UC Santa Barbara's Lars Hufnagel, along with Theo Geisel and Dirk Brockmann from the Max Planck Institute, have taken an Internet curiosity involving the travels of dollar bills and used it to create a breakthrough model of human travel patterns, one that could greatly boost our ability to respond to emerging epidemics.
Back in the days when few people ever traveled more than a few miles from their homes, diseases spread in a fairly linear way, slowly marching across the countryside. Today, the extreme mobility of the average industrialized country citizen (and their general aversion to wearing tags in their ears to facilitate tracking) makes figuring out how travel patterns relate to epidemic spread a difficult task. The research team theorized that tracking currency -- cash money -- would be the next best thing to collars and tags. But where could they find enough data about how individual bills migrate around the country? The Internet, of course.
Where's George? is a website allowing individuals to enter the serial numbers of the dollar bills (and other US currency) and their location, then to return later to see where those dollars have gone. It's an online curiosity -- not really a game, more like an information toy. As of this afternoon, over 76 million bills have been entered into the site, totaling over $430 million.

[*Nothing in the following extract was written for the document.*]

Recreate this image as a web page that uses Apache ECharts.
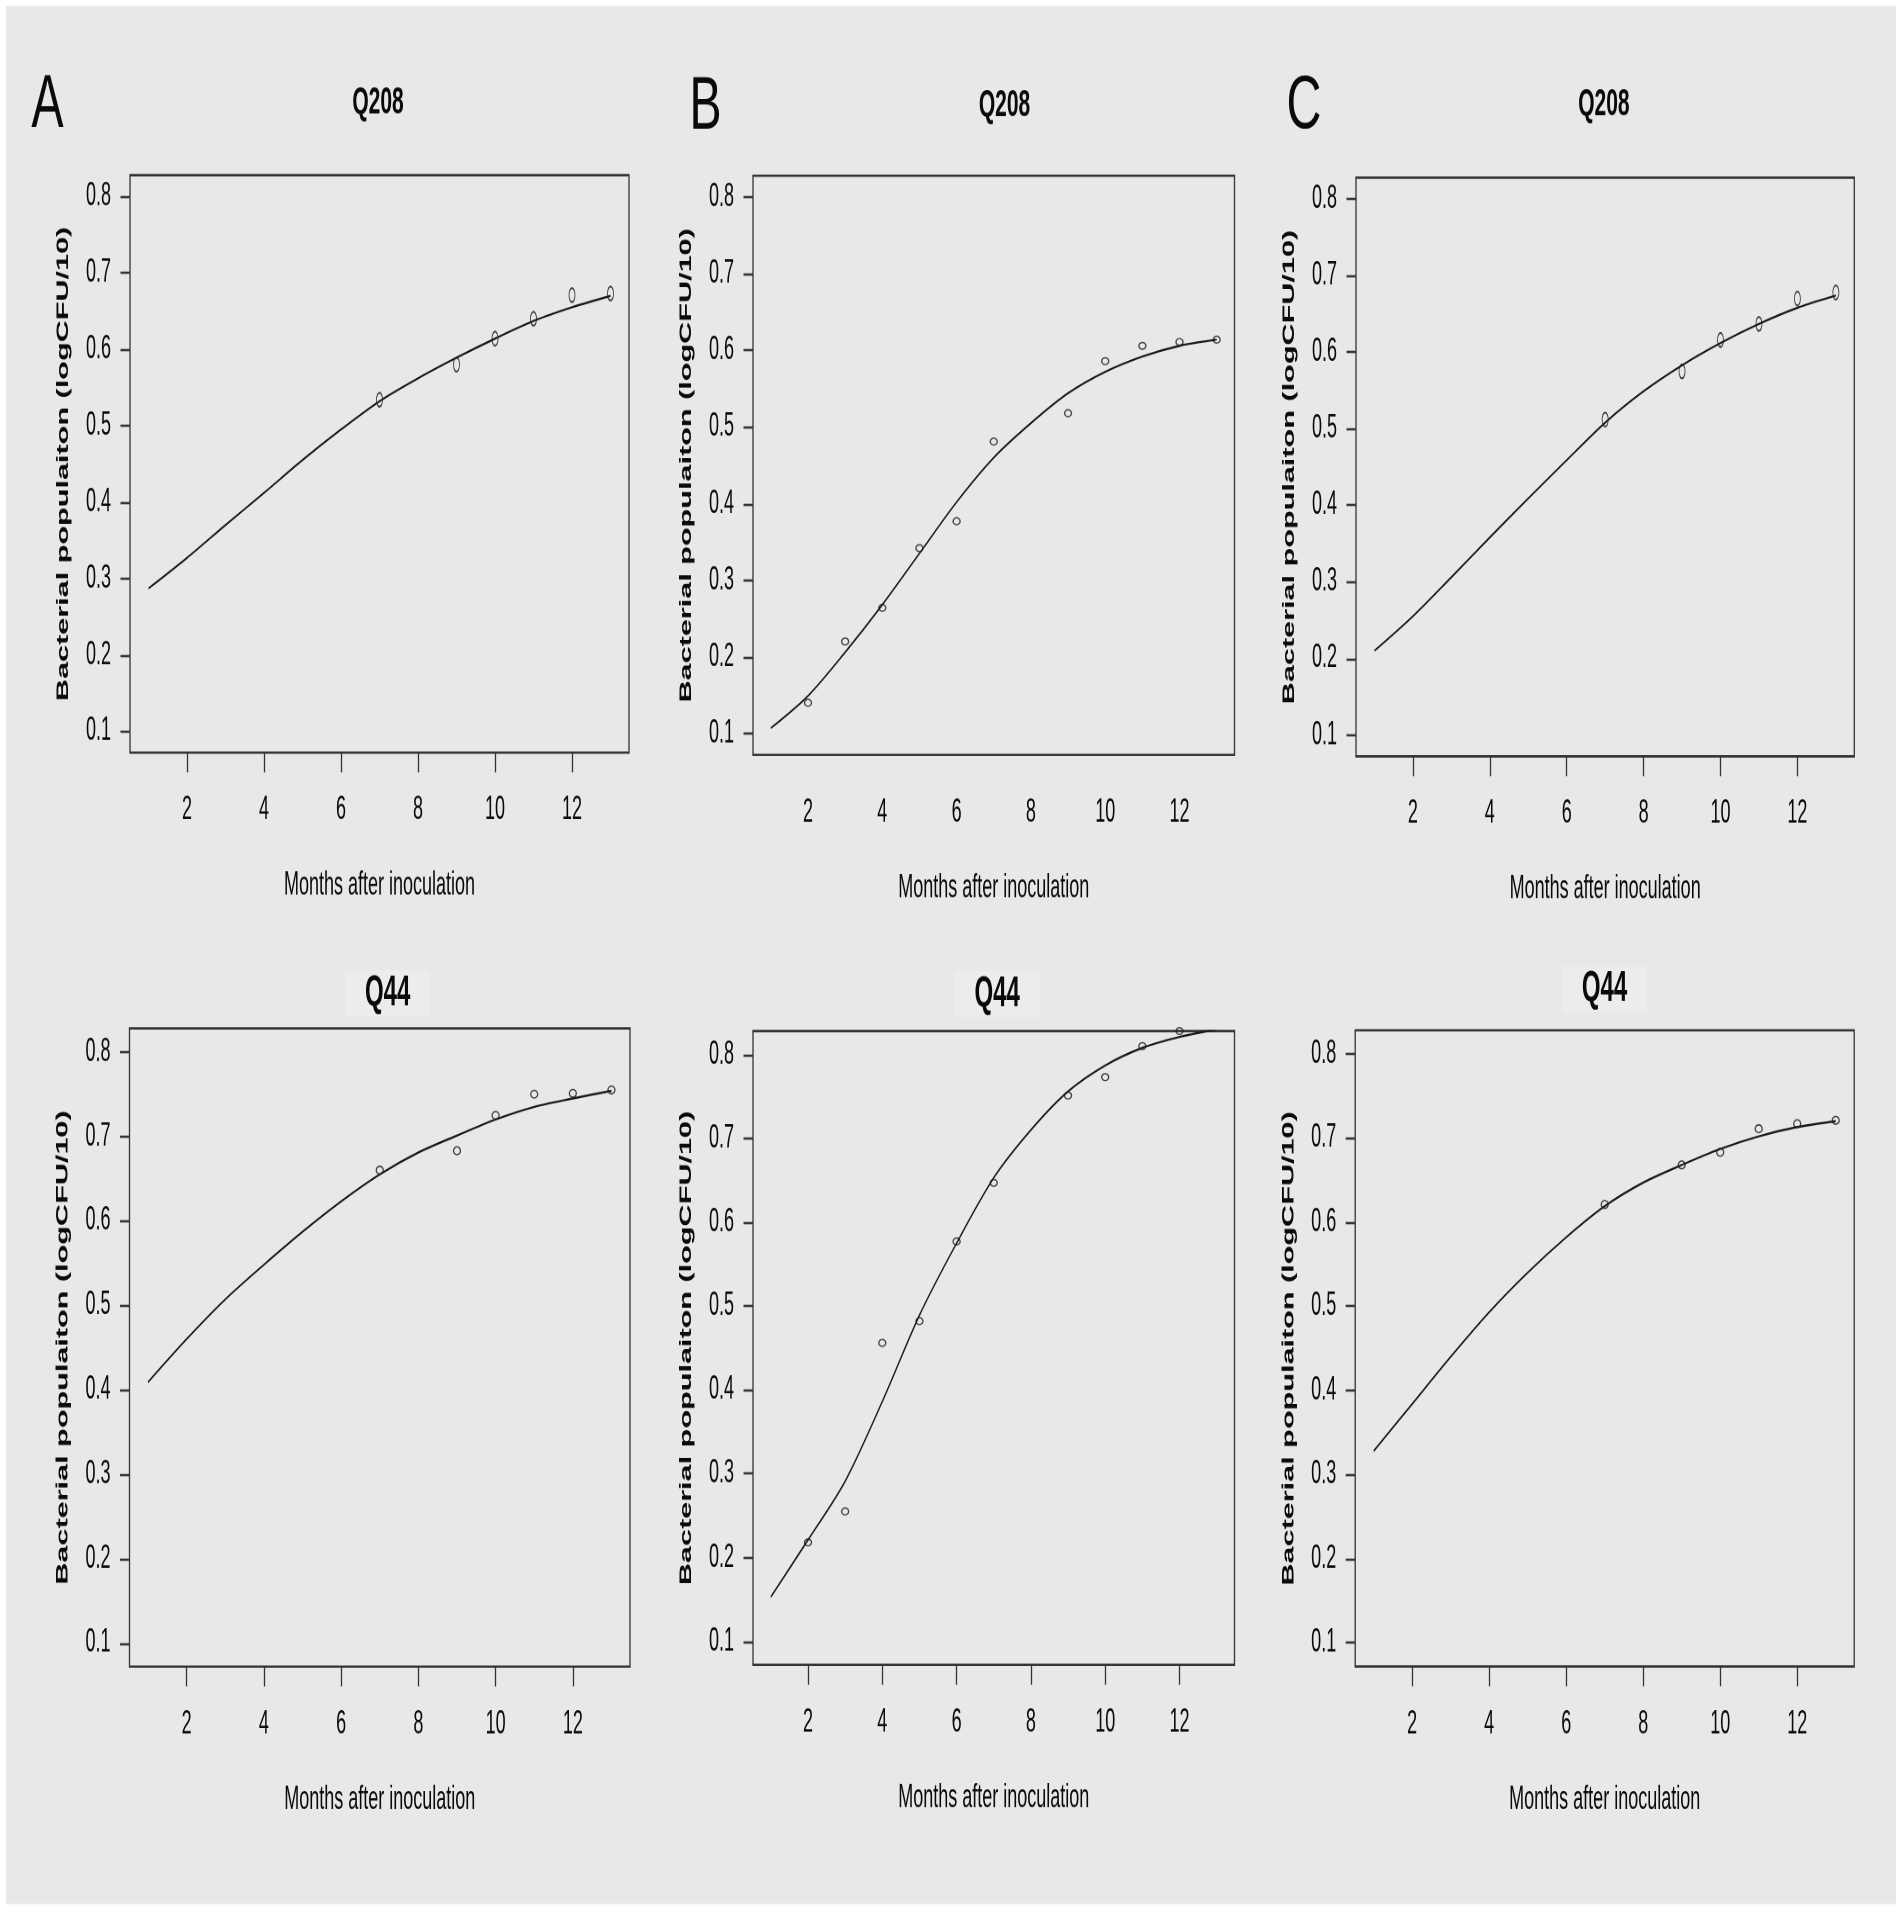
<!DOCTYPE html>
<html>
<head>
<meta charset="utf-8">
<title>Bacterial population growth Q208 / Q44</title>
<script src="https://cdn.jsdelivr.net/npm/echarts@6/dist/echarts.min.js"></script>
<style>
  html, body { margin: 0; padding: 0; background: #fff; }
  #page { width: 1902px; height: 1912px; overflow: hidden; position: relative; }
  /* the original figure is stretched vertically (~1.8x), so draw flat and stretch the whole chart */
  #chart { position: absolute; left: 0; top: 0; width: 1902px; height: 1062px; transform: scaleY(1.8); transform-origin: 0 0; }
</style>
</head>
<body>
<div id="page"><div id="chart"></div></div>
<script>
// ---- data ----
const fitMonths = [1, 2, 3, 4, 5, 6, 7, 8, 9, 10, 11, 12, 13];
const lateMonths = [7, 9, 10, 11, 12, 13];
const allMonths = [2, 3, 4, 5, 6, 7, 9, 10, 11, 12, 13];
const xTicks = [2, 4, 6, 8, 10, 12];
const yTicks = [0.1, 0.2, 0.3, 0.4, 0.5, 0.6, 0.7, 0.8];

// top row, Q208
const q208A_obs = [0.534, 0.580, 0.614, 0.640, 0.671, 0.673];
const q208A_fit = [0.287, 0.327, 0.370, 0.412, 0.455, 0.495, 0.532, 0.562, 0.589, 0.614, 0.637, 0.655, 0.670];
const q208B_obs = [0.140, 0.220, 0.264, 0.342, 0.377, 0.481, 0.518, 0.586, 0.606, 0.611, 0.614];
const q208B_fit = [0.107, 0.149, 0.206, 0.268, 0.335, 0.402, 0.460, 0.505, 0.544, 0.572, 0.592, 0.606, 0.614];
const q208C_obs = [0.512, 0.575, 0.616, 0.637, 0.670, 0.678];
const q208C_fit = [0.210, 0.255, 0.306, 0.358, 0.409, 0.459, 0.508, 0.549, 0.583, 0.612, 0.637, 0.658, 0.674];

// bottom row, Q44
const q44A_obs = [0.660, 0.683, 0.725, 0.750, 0.751, 0.755];
const q44A_fit = [0.409, 0.460, 0.507, 0.548, 0.587, 0.623, 0.655, 0.681, 0.701, 0.720, 0.735, 0.745, 0.754];
const q44B_obs = [0.218, 0.255, 0.456, 0.482, 0.577, 0.647, 0.751, 0.773, 0.810, 0.828, 0.832];
const q44B_fit = [0.153, 0.221, 0.291, 0.386, 0.489, 0.575, 0.653, 0.710, 0.756, 0.787, 0.808, 0.821, 0.830];
const q44C_obs = [0.621, 0.668, 0.683, 0.711, 0.717, 0.721];
const q44C_fit = [0.328, 0.384, 0.440, 0.493, 0.540, 0.582, 0.619, 0.647, 0.668, 0.687, 0.702, 0.713, 0.720];

const xName = 'Months after inoculation';
const yName = 'Bacterial populaiton (logCFU/10)';

// ---- layout (in unstretched px) ----
const FONT = '"Liberation Sans", Arial, sans-serif';
const INK = '#0a0a0a';

var panels = [
  {box: [130, 97.3, 499, 320.8], obsX: lateMonths, obs: q208A_obs, fit: q208A_fit, sym: [6, 7.8], xTick: true},
  {box: [753, 97.6, 481.5, 321.8], obsX: allMonths, obs: q208B_obs, fit: q208B_fit, sym: [7, 3.8], xTick: false},
  {box: [1356, 98.7, 498.3, 321.5], obsX: lateMonths, obs: q208C_obs, fit: q208C_fit, sym: [6, 7.8], xTick: true},
  {box: [129.5, 571.3, 500.5, 354.6], obsX: lateMonths, obs: q44A_obs, fit: q44A_fit, sym: [7, 4.3], xTick: true},
  {box: [753, 572.8, 481.5, 352.1], obsX: allMonths, obs: q44B_obs, fit: q44B_fit, sym: [7, 3.8], xTick: true},
  {box: [1355.2, 572.4, 499, 353.4], obsX: lateMonths, obs: q44C_obs, fit: q44C_fit, sym: [7, 4.3], xTick: true}
];

var titles = [
  {text: 'Q208', x: 378, y: 57.2, size: 21},
  {text: 'Q208', x: 1004.5, y: 58.6, size: 21},
  {text: 'Q208', x: 1603.9, y: 58.1, size: 21},
  {text: 'Q44', x: 387.7, y: 552, size: 24},
  {text: 'Q44', x: 997.2, y: 552.2, size: 24},
  {text: 'Q44', x: 1604.5, y: 549.6, size: 24}
];

var letters = [
  {text: 'A', x: 47.5, y: 58.9},
  {text: 'B', x: 705.5, y: 59.7},
  {text: 'C', x: 1304, y: 59.2}
];

function zip(xs, ys) {
  return xs.map((x, i) => [x, ys[i]]);
}

var chart = echarts.init(document.getElementById('chart'), null, {renderer: 'canvas', devicePixelRatio: 2});

var graphics = [
  {type: 'rect', z: -10, silent: true, shape: {x: 6, y: 3.3, width: 1890, height: 1054.5}, style: {fill: '#e8e8e8'}}
];
letters.forEach((l) => {
  graphics.push({
    type: 'text', x: l.x, y: l.y, scaleX: 1.15, silent: true,
    style: {text: l.text, font: '42px ' + FONT, fill: INK,
            align: 'center', verticalAlign: 'middle', textAlign: 'center', textVerticalAlign: 'middle'}
  });
});
titles.forEach((t) => {
  graphics.push({
    type: 'text', x: t.x, y: t.y, silent: true,
    style: {text: t.text, font: 'bold ' + t.size + 'px ' + FONT, fill: INK,
            align: 'center', verticalAlign: 'middle', textAlign: 'center', textVerticalAlign: 'middle',
            backgroundColor: t.text == 'Q44' ? '#ececec' : null, padding: [1, 20]}
  });
});

var option = {
  backgroundColor: '#fff',
  animation: false,
  graphic: graphics,
  grid: panels.map((p) => ({
    left: p.box[0], top: p.box[1], width: p.box[2], height: p.box[3],
    show: true, borderColor: '#333', borderWidth: 1.3, backgroundColor: 'transparent'
  })),
  xAxis: panels.map((p, i) => ({
    type: 'value', gridIndex: i, min: 0.52, max: 13.48,
    name: xName, nameLocation: 'middle', nameGap: 65,
    nameTextStyle: {fontFamily: FONT, fontSize: 18, color: INK},
    axisLine: {show: false, onZero: false},
    splitLine: {show: false},
    axisTick: {show: p.xTick, length: 11, customValues: xTicks, lineStyle: {color: '#333', width: 1.3}},
    axisLabel: {customValues: xTicks, margin: 23, fontFamily: FONT, fontSize: 18, color: INK}
  })),
  yAxis: panels.map((p, i) => ({
    type: 'value', gridIndex: i, min: 0.072, max: 0.828,
    name: yName, nameLocation: 'middle', nameGap: 58,
    nameTextStyle: {fontFamily: FONT, fontSize: 17, fontWeight: 'bold', color: INK},
    axisLine: {show: false, onZero: false},
    splitLine: {show: false},
    axisTick: {length: 9.5, customValues: yTicks, lineStyle: {color: '#333', width: 1.3}},
    axisLabel: {customValues: yTicks, margin: 19, fontFamily: FONT, fontSize: 18, color: INK,
                formatter: (v) => v.toFixed(1)}
  })),
  series: []
};

panels.forEach((p, i) => {
  option.series.push({
    type: 'line', xAxisIndex: i, yAxisIndex: i,
    data: zip(fitMonths, p.fit),
    smooth: 0.3, showSymbol: false, silent: true,
    lineStyle: {color: '#1a1a1a', width: 1.2}
  });
  option.series.push({
    type: 'scatter', xAxisIndex: i, yAxisIndex: i,
    data: zip(p.obsX, p.obs),
    symbol: 'circle', symbolSize: p.sym, silent: true,
    itemStyle: {color: 'rgba(0,0,0,0)', borderColor: '#1a1a1a', borderWidth: 1}
  });
});

chart.setOption(option);
</script>
</body>
</html>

The research team took this enormous wealth of data and found that human domestic travel patterns, as represented by currency, matched an unexpected -- but easily understood (for mathematicians, at least) -- scaling and diffusion model. This model will make it possible to build far more accurate simulations of epidemic spread and response, potentially saving many lives.
Sometimes, the methods used to discover something overshadow an otherwise fairly useful research result; this may be one of those cases, particularly due to the nature of the discovery. The summaries of the article (which appears in the January 26 edition of Nature, so is behind a subscriber wall) quite reasonably focus on the mathematical results. For the curious, they are:
First, the distribution of travelling distances decays as a power law, indicating that trajectories of bank notes are reminiscent of scale-free random walks known as Lévy flights. Second, the probability of remaining in a small, spatially confined region for a time T is dominated by algebraically long tails that attenuate the superdiffusive spread. We show that human travelling behaviour can be described mathematically on many spatiotemporal scales by a two-parameter continuous-time random walk model to a surprising accuracy, and conclude that human travel on geographical scales is an ambivalent and effectively superdiffusive process.
Epidemiologists will thrill to this discovery, but for most of the rest of us, the novelty comes from the use of what amounts to an idle laugh on the web (the creators of Where's George say they created the site "for fun and because it had not been done yet") as the basis for serious -- and potentially quite valuable -- research into how travel relates to the spread of disease. The value of Where's George came from mapping currency transfer to physical movement; there may not be many other studies that will require the same kind of data. But the bigger idea arising from this is that narrow, quirky social networks may turn out to be useful collections of scientific data about human behavior, if we're willing to look beyond the surface amusement.